Code that draws figures:
• • • • • • •

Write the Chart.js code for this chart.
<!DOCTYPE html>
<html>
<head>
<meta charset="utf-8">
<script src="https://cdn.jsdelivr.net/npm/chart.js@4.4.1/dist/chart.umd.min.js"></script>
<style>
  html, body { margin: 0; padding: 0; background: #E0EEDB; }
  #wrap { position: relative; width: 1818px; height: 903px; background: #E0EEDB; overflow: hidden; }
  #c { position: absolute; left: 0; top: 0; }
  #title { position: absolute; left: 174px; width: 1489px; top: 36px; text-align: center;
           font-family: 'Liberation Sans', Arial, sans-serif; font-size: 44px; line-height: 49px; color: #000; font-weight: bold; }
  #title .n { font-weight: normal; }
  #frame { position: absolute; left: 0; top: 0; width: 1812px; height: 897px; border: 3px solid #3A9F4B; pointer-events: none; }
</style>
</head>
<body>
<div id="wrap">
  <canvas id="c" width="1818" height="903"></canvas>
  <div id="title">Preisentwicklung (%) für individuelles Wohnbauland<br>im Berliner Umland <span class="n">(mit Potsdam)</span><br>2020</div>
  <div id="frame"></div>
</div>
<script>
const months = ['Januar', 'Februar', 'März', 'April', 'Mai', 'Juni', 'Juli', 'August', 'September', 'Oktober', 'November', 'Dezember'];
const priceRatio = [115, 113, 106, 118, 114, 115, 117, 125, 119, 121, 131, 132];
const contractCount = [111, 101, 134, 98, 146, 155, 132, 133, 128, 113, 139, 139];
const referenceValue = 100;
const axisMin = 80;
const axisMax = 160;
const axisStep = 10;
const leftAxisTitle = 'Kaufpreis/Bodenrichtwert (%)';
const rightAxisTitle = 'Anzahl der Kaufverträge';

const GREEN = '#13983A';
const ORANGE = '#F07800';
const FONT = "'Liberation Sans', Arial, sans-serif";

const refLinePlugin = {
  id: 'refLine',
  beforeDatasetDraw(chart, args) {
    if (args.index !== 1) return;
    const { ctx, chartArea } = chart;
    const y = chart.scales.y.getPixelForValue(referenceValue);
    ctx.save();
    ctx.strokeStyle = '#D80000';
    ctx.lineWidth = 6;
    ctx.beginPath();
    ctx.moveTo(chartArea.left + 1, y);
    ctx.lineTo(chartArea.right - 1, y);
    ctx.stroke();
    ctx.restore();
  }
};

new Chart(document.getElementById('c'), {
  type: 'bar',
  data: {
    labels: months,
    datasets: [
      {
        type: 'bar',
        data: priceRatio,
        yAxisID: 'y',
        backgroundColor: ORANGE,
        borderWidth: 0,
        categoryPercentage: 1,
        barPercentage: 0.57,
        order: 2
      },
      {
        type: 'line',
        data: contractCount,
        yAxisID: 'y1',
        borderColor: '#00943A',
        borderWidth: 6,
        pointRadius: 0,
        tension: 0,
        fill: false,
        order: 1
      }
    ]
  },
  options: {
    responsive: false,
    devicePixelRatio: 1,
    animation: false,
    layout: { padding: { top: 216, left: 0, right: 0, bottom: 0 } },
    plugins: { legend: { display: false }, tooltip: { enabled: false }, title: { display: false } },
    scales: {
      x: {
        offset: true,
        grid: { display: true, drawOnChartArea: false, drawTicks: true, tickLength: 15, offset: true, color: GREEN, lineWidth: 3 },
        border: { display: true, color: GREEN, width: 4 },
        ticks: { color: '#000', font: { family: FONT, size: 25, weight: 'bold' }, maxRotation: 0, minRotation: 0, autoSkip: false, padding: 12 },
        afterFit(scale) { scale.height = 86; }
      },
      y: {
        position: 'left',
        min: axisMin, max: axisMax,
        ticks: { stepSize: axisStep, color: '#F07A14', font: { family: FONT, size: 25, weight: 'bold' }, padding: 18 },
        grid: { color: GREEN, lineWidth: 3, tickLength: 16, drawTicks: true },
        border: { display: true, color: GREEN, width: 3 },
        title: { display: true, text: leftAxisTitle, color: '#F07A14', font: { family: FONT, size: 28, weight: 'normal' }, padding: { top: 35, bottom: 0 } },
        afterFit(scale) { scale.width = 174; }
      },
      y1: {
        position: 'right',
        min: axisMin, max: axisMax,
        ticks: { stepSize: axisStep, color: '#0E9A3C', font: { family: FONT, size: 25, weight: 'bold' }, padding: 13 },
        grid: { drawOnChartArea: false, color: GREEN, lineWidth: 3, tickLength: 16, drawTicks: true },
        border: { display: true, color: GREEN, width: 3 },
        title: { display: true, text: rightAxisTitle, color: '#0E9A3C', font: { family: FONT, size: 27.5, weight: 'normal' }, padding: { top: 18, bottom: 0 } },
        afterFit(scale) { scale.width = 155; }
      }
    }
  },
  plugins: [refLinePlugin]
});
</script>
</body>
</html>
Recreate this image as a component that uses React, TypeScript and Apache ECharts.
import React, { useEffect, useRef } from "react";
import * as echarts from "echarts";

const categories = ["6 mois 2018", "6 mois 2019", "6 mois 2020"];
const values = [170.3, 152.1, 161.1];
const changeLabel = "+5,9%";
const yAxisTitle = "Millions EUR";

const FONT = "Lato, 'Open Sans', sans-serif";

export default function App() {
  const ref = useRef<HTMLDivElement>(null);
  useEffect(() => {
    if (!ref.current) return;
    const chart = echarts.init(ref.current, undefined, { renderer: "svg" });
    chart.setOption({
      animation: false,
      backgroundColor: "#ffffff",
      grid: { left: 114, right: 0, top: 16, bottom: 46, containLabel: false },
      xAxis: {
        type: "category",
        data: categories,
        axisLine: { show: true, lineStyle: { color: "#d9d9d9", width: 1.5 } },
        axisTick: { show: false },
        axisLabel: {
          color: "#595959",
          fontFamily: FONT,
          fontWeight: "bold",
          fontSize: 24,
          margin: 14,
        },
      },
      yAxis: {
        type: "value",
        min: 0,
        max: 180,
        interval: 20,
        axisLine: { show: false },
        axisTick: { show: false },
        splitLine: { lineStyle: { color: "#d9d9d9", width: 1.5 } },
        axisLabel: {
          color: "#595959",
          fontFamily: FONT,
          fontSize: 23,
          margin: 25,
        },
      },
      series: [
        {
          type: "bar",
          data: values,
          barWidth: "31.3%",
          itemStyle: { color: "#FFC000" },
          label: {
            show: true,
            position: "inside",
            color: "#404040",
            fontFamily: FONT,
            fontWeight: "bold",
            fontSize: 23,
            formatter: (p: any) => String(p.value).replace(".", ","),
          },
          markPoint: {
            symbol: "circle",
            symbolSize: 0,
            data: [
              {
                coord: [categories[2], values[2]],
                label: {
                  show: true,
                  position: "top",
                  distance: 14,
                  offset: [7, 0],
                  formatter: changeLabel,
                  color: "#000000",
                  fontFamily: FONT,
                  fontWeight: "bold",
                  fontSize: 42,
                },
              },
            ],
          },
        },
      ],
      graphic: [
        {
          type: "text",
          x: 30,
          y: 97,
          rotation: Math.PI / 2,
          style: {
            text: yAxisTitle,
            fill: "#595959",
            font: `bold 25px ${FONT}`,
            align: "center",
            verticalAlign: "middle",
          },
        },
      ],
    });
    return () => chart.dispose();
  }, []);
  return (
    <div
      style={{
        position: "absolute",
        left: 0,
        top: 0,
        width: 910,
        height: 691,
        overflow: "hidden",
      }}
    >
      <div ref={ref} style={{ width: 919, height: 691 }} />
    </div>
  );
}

• • • • • • •

TASK TO COMPLETE:
Please repeat the listing above in full and exactly.

RESPONSE BELOW:
Write the Chart.js code for this chart.
<!DOCTYPE html>
<html>
<head>
<meta charset="utf-8">
<script src="https://cdn.jsdelivr.net/npm/chart.js@4.4.1/dist/chart.umd.min.js"></script>
<style>
  html, body { margin: 0; padding: 0; background: #E0EEDB; }
  #wrap { position: relative; width: 1818px; height: 903px; background: #E0EEDB; overflow: hidden; }
  #c { position: absolute; left: 0; top: 0; }
  #title { position: absolute; left: 174px; width: 1489px; top: 36px; text-align: center;
           font-family: 'Liberation Sans', Arial, sans-serif; font-size: 44px; line-height: 49px; color: #000; font-weight: bold; }
  #title .n { font-weight: normal; }
  #frame { position: absolute; left: 0; top: 0; width: 1812px; height: 897px; border: 3px solid #3A9F4B; pointer-events: none; }
</style>
</head>
<body>
<div id="wrap">
  <canvas id="c" width="1818" height="903"></canvas>
  <div id="title">Preisentwicklung (%) für individuelles Wohnbauland<br>im Berliner Umland <span class="n">(mit Potsdam)</span><br>2020</div>
  <div id="frame"></div>
</div>
<script>
const months = ['Januar', 'Februar', 'März', 'April', 'Mai', 'Juni', 'Juli', 'August', 'September', 'Oktober', 'November', 'Dezember'];
const priceRatio = [115, 113, 106, 118, 114, 115, 117, 125, 119, 121, 131, 132];
const contractCount = [111, 101, 134, 98, 146, 155, 132, 133, 128, 113, 139, 139];
const referenceValue = 100;
const axisMin = 80;
const axisMax = 160;
const axisStep = 10;
const leftAxisTitle = 'Kaufpreis/Bodenrichtwert (%)';
const rightAxisTitle = 'Anzahl der Kaufverträge';

const GREEN = '#13983A';
const ORANGE = '#F07800';
const FONT = "'Liberation Sans', Arial, sans-serif";

const refLinePlugin = {
  id: 'refLine',
  beforeDatasetDraw(chart, args) {
    if (args.index !== 1) return;
    const { ctx, chartArea } = chart;
    const y = chart.scales.y.getPixelForValue(referenceValue);
    ctx.save();
    ctx.strokeStyle = '#D80000';
    ctx.lineWidth = 6;
    ctx.beginPath();
    ctx.moveTo(chartArea.left + 1, y);
    ctx.lineTo(chartArea.right - 1, y);
    ctx.stroke();
    ctx.restore();
  }
};

new Chart(document.getElementById('c'), {
  type: 'bar',
  data: {
    labels: months,
    datasets: [
      {
        type: 'bar',
        data: priceRatio,
        yAxisID: 'y',
        backgroundColor: ORANGE,
        borderWidth: 0,
        categoryPercentage: 1,
        barPercentage: 0.57,
        order: 2
      },
      {
        type: 'line',
        data: contractCount,
        yAxisID: 'y1',
        borderColor: '#00943A',
        borderWidth: 6,
        pointRadius: 0,
        tension: 0,
        fill: false,
        order: 1
      }
    ]
  },
  options: {
    responsive: false,
    devicePixelRatio: 1,
    animation: false,
    layout: { padding: { top: 216, left: 0, right: 0, bottom: 0 } },
    plugins: { legend: { display: false }, tooltip: { enabled: false }, title: { display: false } },
    scales: {
      x: {
        offset: true,
        grid: { display: true, drawOnChartArea: false, drawTicks: true, tickLength: 15, offset: true, color: GREEN, lineWidth: 3 },
        border: { display: true, color: GREEN, width: 4 },
        ticks: { color: '#000', font: { family: FONT, size: 25, weight: 'bold' }, maxRotation: 0, minRotation: 0, autoSkip: false, padding: 12 },
        afterFit(scale) { scale.height = 86; }
      },
      y: {
        position: 'left',
        min: axisMin, max: axisMax,
        ticks: { stepSize: axisStep, color: '#F07A14', font: { family: FONT, size: 25, weight: 'bold' }, padding: 18 },
        grid: { color: GREEN, lineWidth: 3, tickLength: 16, drawTicks: true },
        border: { display: true, color: GREEN, width: 3 },
        title: { display: true, text: leftAxisTitle, color: '#F07A14', font: { family: FONT, size: 28, weight: 'normal' }, padding: { top: 35, bottom: 0 } },
        afterFit(scale) { scale.width = 174; }
      },
      y1: {
        position: 'right',
        min: axisMin, max: axisMax,
        ticks: { stepSize: axisStep, color: '#0E9A3C', font: { family: FONT, size: 25, weight: 'bold' }, padding: 13 },
        grid: { drawOnChartArea: false, color: GREEN, lineWidth: 3, tickLength: 16, drawTicks: true },
        border: { display: true, color: GREEN, width: 3 },
        title: { display: true, text: rightAxisTitle, color: '#0E9A3C', font: { family: FONT, size: 27.5, weight: 'normal' }, padding: { top: 18, bottom: 0 } },
        afterFit(scale) { scale.width = 155; }
      }
    }
  },
  plugins: [refLinePlugin]
});
</script>
</body>
</html>
Recreate this image as a component that uses React, TypeScript and Apache ECharts.
import React, { useEffect, useRef } from "react";
import * as echarts from "echarts";

const categories = ["6 mois 2018", "6 mois 2019", "6 mois 2020"];
const values = [170.3, 152.1, 161.1];
const changeLabel = "+5,9%";
const yAxisTitle = "Millions EUR";

const FONT = "Lato, 'Open Sans', sans-serif";

export default function App() {
  const ref = useRef<HTMLDivElement>(null);
  useEffect(() => {
    if (!ref.current) return;
    const chart = echarts.init(ref.current, undefined, { renderer: "svg" });
    chart.setOption({
      animation: false,
      backgroundColor: "#ffffff",
      grid: { left: 114, right: 0, top: 16, bottom: 46, containLabel: false },
      xAxis: {
        type: "category",
        data: categories,
        axisLine: { show: true, lineStyle: { color: "#d9d9d9", width: 1.5 } },
        axisTick: { show: false },
        axisLabel: {
          color: "#595959",
          fontFamily: FONT,
          fontWeight: "bold",
          fontSize: 24,
          margin: 14,
        },
      },
      yAxis: {
        type: "value",
        min: 0,
        max: 180,
        interval: 20,
        axisLine: { show: false },
        axisTick: { show: false },
        splitLine: { lineStyle: { color: "#d9d9d9", width: 1.5 } },
        axisLabel: {
          color: "#595959",
          fontFamily: FONT,
          fontSize: 23,
          margin: 25,
        },
      },
      series: [
        {
          type: "bar",
          data: values,
          barWidth: "31.3%",
          itemStyle: { color: "#FFC000" },
          label: {
            show: true,
            position: "inside",
            color: "#404040",
            fontFamily: FONT,
            fontWeight: "bold",
            fontSize: 23,
            formatter: (p: any) => String(p.value).replace(".", ","),
          },
          markPoint: {
            symbol: "circle",
            symbolSize: 0,
            data: [
              {
                coord: [categories[2], values[2]],
                label: {
                  show: true,
                  position: "top",
                  distance: 14,
                  offset: [7, 0],
                  formatter: changeLabel,
                  color: "#000000",
                  fontFamily: FONT,
                  fontWeight: "bold",
                  fontSize: 42,
                },
              },
            ],
          },
        },
      ],
      graphic: [
        {
          type: "text",
          x: 30,
          y: 97,
          rotation: Math.PI / 2,
          style: {
            text: yAxisTitle,
            fill: "#595959",
            font: `bold 25px ${FONT}`,
            align: "center",
            verticalAlign: "middle",
          },
        },
      ],
    });
    return () => chart.dispose();
  }, []);
  return (
    <div
      style={{
        position: "absolute",
        left: 0,
        top: 0,
        width: 910,
        height: 691,
        overflow: "hidden",
      }}
    >
      <div ref={ref} style={{ width: 919, height: 691 }} />
    </div>
  );
}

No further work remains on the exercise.